As a freelance designer, often I get harassed by my friends that I should be really happy to be working for myself. They’re right, I should be happy about it and I am. However, I also have the stigma that almost all self-employed people are tagged with; working less and doing less. I don’t bother to correct them that I put tons of extra hours into my work because I know most of my friends are simply poking fun and usually not serious. I do work very often, and find personal time harder to come by which is a big issue. I really need to find more time for me. Along the same lines, I sit at the computer for 9 or more hours a day 5 or 6 days a week. It isn’t always fun, and it sure makes getting fat easy, which I’m good at.
Fat & Lazy
So, I’ve decided I’m tired of being overweight. My friend and client, Marc Halpern of Halpern Fitness and I have started a workout routine. Marc is a great Personal Trainer, and I’ve gone at this for a week now and already feel better about myself, and have more energy. I’ve always had Marc around, but never seriously got into a workout regiment made by him to cater directly to me. This morning I was thinking how very stupid I have been for waiting this long. I’ve tried many workouts, and I don’t think I’ve ever felt that any of my own workouts with equipment at a gym are nearly as beneficial as working directly with Marc. We’ve set up daily nutrition goals, as well as my goal of making it to 250lbs by March.

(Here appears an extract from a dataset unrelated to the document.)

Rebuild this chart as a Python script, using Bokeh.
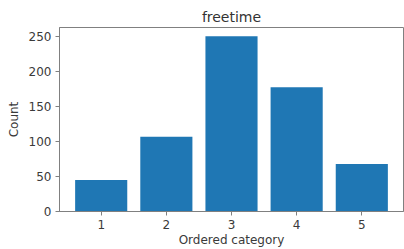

Excuses, everyone has them and they all…
One excuse I constantly used was that I was going to lose too much of my billable hours & productivity by worrying about exercising. To put it gently, I was stupidly wrong. I’m not losing any time. I think knowing I have to make room for exercise each day makes me more proficient with the rest of my scheduling. On top of this, I feel like I have more energy mentally to get through longer days and not get creatively burnt out. Maybe the release of aggression & pent-up energy just helps me focus the rest of the day. I’m no doctor, but I sure as hell feel better.